Le religieux de poursuivre : "Reprocher à une femme de ne pas avoir d'enfants, c'est comme si on est en train de remettre en cause que ce Dieu a décidé pour la femme". D'ailleurs, dit-il, "souvent on a tendance à accabler la femme, dès qu'il y a un problème d'infertilité. Quand ce problème surgit dans un couple, tout de suite, on indexe la femme. Alors que, parfois, c'est l'homme qui est malade".

Selon imam Kanté, "c'est très clair dans le Coran : quand la femme est infertile, il n'y a aucun reproche à lui faire. Le mari ne doit pas accabler ou culpabiliser sa femme".

Tout comme dans l'Islam, le Christianisme aussi n'ordonne en aucun cas de reprocher à une femme son infertilité. "La naissance des enfants ne constitue pas un élément constitutif du mariage. Pour qu'il y ait mariage, il faut l'amour entre un homme et une femme.
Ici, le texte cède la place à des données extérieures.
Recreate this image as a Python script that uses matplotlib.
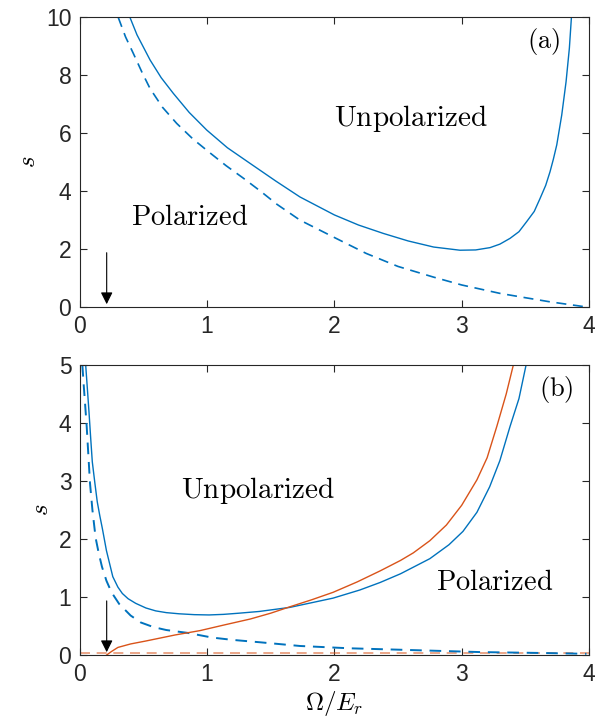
import matplotlib
matplotlib.use("Agg")
import matplotlib.pyplot as plt

matplotlib.rcParams['mathtext.fontset'] = 'cm'
matplotlib.rcParams['font.family'] = ['Liberation Sans', 'DejaVu Sans']

blue = '#0072BD'
orange = '#D95319'
axcol = '#262626'

# panel (a)
a_solid_x = [0.395, 0.45, 0.553, 0.64, 0.735, 0.86, 0.998, 1.16, 1.338, 1.54, 1.73, 2.0, 2.19, 2.385, 2.58, 2.78, 2.987,
             3.11, 3.223, 3.30, 3.38, 3.45, 3.511, 3.57, 3.616, 3.66, 3.694, 3.72, 3.747, 3.786, 3.82, 3.846, 3.862]
a_solid_y = [10.0, 9.4, 8.53, 7.92, 7.38, 6.72, 6.11, 5.5, 4.96, 4.35, 3.8, 3.18, 2.83, 2.54, 2.28, 2.07, 1.96,
             1.97, 2.05, 2.17, 2.37, 2.6, 2.95, 3.3, 3.75, 4.2, 4.67, 5.1, 5.6, 6.63, 7.78, 8.94, 10.0]
a_dash_x = [0.303, 0.36, 0.421, 0.49, 0.552, 0.65, 0.762, 0.89, 1.024, 1.15, 1.285, 1.42, 1.548, 1.73, 2.0, 2.25,
            2.5, 2.78, 3.0, 3.30, 3.5, 3.69, 3.85, 3.98]
a_dash_y = [10.0, 9.33, 8.76, 8.1, 7.55, 6.9, 6.34, 5.8, 5.32, 4.88, 4.45, 4.0, 3.55, 3.0, 2.4, 1.85, 1.4, 1.03, 0.76,
            0.47, 0.32, 0.18, 0.08, 0.0]

# panel (b)
b_solid_x = [0.047, 0.06, 0.073, 0.086, 0.099, 0.12, 0.138, 0.158, 0.178, 0.21, 0.26, 0.3, 0.335, 0.38, 0.44, 0.52,
             0.597, 0.68, 0.78, 0.9, 1.016, 1.13, 1.25, 1.41, 1.65, 1.99, 2.2, 2.36, 2.52, 2.75, 2.9, 3.01, 3.12,
             3.22, 3.30, 3.38, 3.45, 3.506]
b_solid_y = [5.0, 4.6, 4.19, 3.75, 3.33, 2.95, 2.64, 2.4, 2.18, 1.8, 1.35, 1.17, 1.06, 0.97, 0.89, 0.81,
             0.76, 0.73, 0.71, 0.695, 0.69, 0.70, 0.72, 0.75, 0.82, 0.98, 1.12, 1.25, 1.40, 1.66, 1.90, 2.13, 2.46,
             2.90, 3.35, 3.94, 4.42, 5.0]
b_dash_x = [0.021, 0.03, 0.04, 0.055, 0.068, 0.081, 0.10, 0.125, 0.15, 0.175, 0.21, 0.25, 0.31, 0.40, 0.48, 0.58,
            0.68, 0.78, 0.85, 1.04, 1.2, 1.41, 1.73, 2.12, 2.52, 3.14, 3.6, 3.98]
b_dash_y = [5.0, 4.7, 4.4, 3.94, 3.45, 2.96, 2.5, 2.02, 1.75, 1.52, 1.28, 1.08, 0.88, 0.68, 0.56, 0.48,
            0.43, 0.40, 0.38, 0.30, 0.26, 0.22, 0.155, 0.115, 0.09, 0.05, 0.035, 0.02]
b_or_x = [0.212, 0.25, 0.30, 0.40, 0.518, 0.75, 0.945, 1.14, 1.34, 1.5, 1.65, 1.82, 1.99, 2.18, 2.36, 2.52, 2.62,
          2.75, 2.88, 3.0, 3.12, 3.2, 3.276, 3.35, 3.406]
b_or_y = [0.0, 0.06, 0.13, 0.19, 0.24, 0.345, 0.42, 0.52, 0.62, 0.72, 0.83, 0.95, 1.08, 1.26, 1.45, 1.63, 1.76,
          1.97, 2.24, 2.58, 3.02, 3.4, 3.94, 4.5, 5.0]
b_base_x = [0.0, 4.0]
b_base_y = [0.03, 0.03]

arrow_x = 0.212

fig = plt.figure(figsize=(6.01, 7.25), dpi=100)
ax1 = fig.add_axes([0.1326, 0.5766, 0.8474, 0.3993])
ax2 = fig.add_axes([0.1326, 0.0966, 0.8474, 0.4000])

ax1.plot(a_solid_x, a_solid_y, color=blue, lw=1.0)
ax1.plot(a_dash_x, a_dash_y, color=blue, lw=1.2, ls=(0, (6, 4)))
ax1.annotate('', xy=(arrow_x, 0), xytext=(arrow_x, 1.97),
             arrowprops=dict(arrowstyle='-|>', color='black', lw=0.8, mutation_scale=18))
ax1.set_ylim(0, 10)
ax1.set_yticks([0, 2, 4, 6, 8, 10])
ax1.text(3.64, 9.17, r'$\mathrm{(a)}$', fontsize=19, ha='center', va='center')
ax1.text(2.6, 6.5, r'$\mathrm{Unpolarized}$', fontsize=21, ha='center', va='center')
ax1.text(0.86, 3.07, r'$\mathrm{Polarized}$', fontsize=20.5, ha='center', va='center')

ax2.plot(b_base_x, b_base_y, color=orange, alpha=0.6, lw=1.2, ls=(0, (6, 4)))
ax2.plot(b_solid_x, b_solid_y, color=blue, lw=1.0)
ax2.plot(b_dash_x, b_dash_y, color=blue, lw=1.4, ls=(0, (6, 4)))
ax2.plot(b_or_x, b_or_y, color=orange, lw=1.0)
ax2.annotate('', xy=(arrow_x, 0), xytext=(arrow_x, 0.98),
             arrowprops=dict(arrowstyle='-|>', color='black', lw=0.8, mutation_scale=18))
ax2.set_ylim(0, 5)
ax2.set_yticks([0, 1, 2, 3, 4, 5])
ax2.text(3.74, 4.57, r'$\mathrm{(b)}$', fontsize=19, ha='center', va='center')
ax2.text(1.40, 2.84, r'$\mathrm{Unpolarized}$', fontsize=21, ha='center', va='center')
ax2.text(3.26, 1.24, r'$\mathrm{Polarized}$', fontsize=20.5, ha='center', va='center')
ax2.set_xlabel(r'$\Omega/E_r$', fontsize=18, labelpad=2)

for ax in (ax1, ax2):
    ax.set_xlim(0, 4)
    ax.set_xticks([0, 1, 2, 3, 4])
    ax.set_ylabel(r'$s$', fontsize=18)
    ax.tick_params(direction='in', top=True, right=True, length=5, width=0.8,
                   colors=axcol, labelsize=16.5, pad=6)
    for sp in ax.spines.values():
        sp.set_color(axcol)
        sp.set_linewidth(0.8)

fig.savefig('out.png', dpi=100)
Et pour qu'ils se marient à l'église, il faut qu'ils disent que : 'nous sommes prêts à accueillir les enfants que Dieu va nous donner'. Parce qu'ils conviendront que l'enfant, c'est Dieu qui le donne. Maintenant, fait-il savoir, s'ils n'arrivent pas à avoir des enfants, on se rencontre et on dit c'est peut-être Dieu qui l'a décidé ainsi, mais cela n'enlève en rien la validité du mariage qui a été contracté entre l'homme et la femme", explique l'Abbé Augustin Thiaw.

"On se rend bien compte, ajoute le prélat, que dans certains couples, quand il y a un problème d'infertilité, on pense que c'est la femme qui est malade.  Mais, ça peut-être l'homme, et quelle que soit l'origine de cette anomalie, le couple doit être accompagné, bien soudé et qu'ils sachent que, même sans enfant, ils peuvent vivre leur amour. À ce sujet, dit-il, s'ils veulent vraiment avoir un enfant dans leur couple, on peut leur demandé de faire une adoption légale".

Le prêtre d’ajouter : "Un chrétien qui comprend bien le sens du mariage, quelle que soit la pression sociale, l'homme chrétien ou la femme chrétienne doit toujours comprendre que la vie est entre les mains de Dieu et c'est lui qui donne. Donc, le fait de ne pas avoir d'enfants dans son foyer ne peut pas pousser quelqu'un à répudier sa femme ou une femme à quitter son mari".